Dear Readers: I haven't done this before, but I'd like to create an open thread for discussion of the following posts, which have arisen following Don Hall's "Art is NOT a Job."
Don Hall: Art is NOT a Job
devilvet: Art is not a job, but Lord it sure is work...
Me: Leading a Rich Life
Slay: Art as a Job
I have a sense -- and correct me if I have it totally wrong -- that my attempts to create a new business model based on Daniel Quinn's ideas concerning "occupational tribes" are being interpreted as focused wholly on making money, making it totally from theatre ticket sales and wholly without concern for artistic values. An example of this would be the last paragraph of Slay's post: "I bet I could build a model that pays well, makes art that doesn't cost very much, has low production values, and packs the house. But, I think I'd have to sacrifice my artistic standards to do it."

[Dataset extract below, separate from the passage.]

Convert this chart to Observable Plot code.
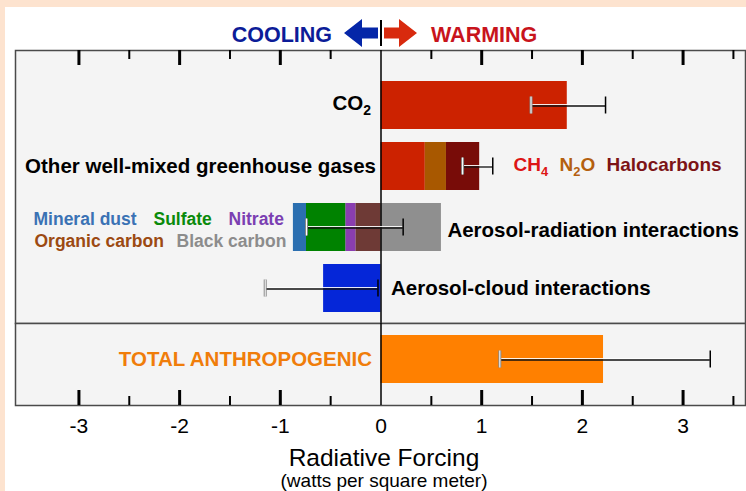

In addition, there is a theme that has arisen that I find very odd: art as a vice or addiction. devilvet writes that "For most of us this Art thing is an addiction and a hobby," and John, writing in Don's comments, says: "Seems to me that Theater is not a job, not a business and not a Holy Fucking Communion, it's a Vice. I wrote about this awhile back on my blog, and it's not a smart funny thing, I think its a useful way of looking at it. A vice, like gambling or prostitution or drug running." I am flashing back to Sigmund Freud's idea that art is just sexual sublimation, and a byproduct of neurosis.
My attempts to imagine a different approach -- to pull together ideas that have been discussed within other contexts (local economies, viral marketing, sustainability, occupational tribes, barter systems, social entrepreneurship, and so on) and apply them to the theatre -- are all rooted in a single value: empowerment. I want artists to able to take charge and be in control of as many aspects of their lives as possible, and that includes taking charge of artistic choices and decisions about what projects are worth their time, but it also includes taking charge of their financial life, their personal life, their community life. It means finding a way to allow your art to express your values, and also finding a way to create that art while living a life that is full and rich. As RVCBard says in my comments: "I'm not sure about the rest of you, but as much as I love playwriting, there are other things I want to do and other people I want to spend my time with that are not related to theater in any way. And that's good. It seems like the theater community mandates its artists to be monks without benefits like respect, community support, or basic necessities."
So why the open thread? Because I am baffled by the direction this conversation seems to be going, and what seems to me an odd misunderstanding of the purpose of the theatre tribe model.Rather than simply engaging in argument, I am hoping that somebody can help me understand, because only by understanding can I express my ideas clearly. What is making people so nervous?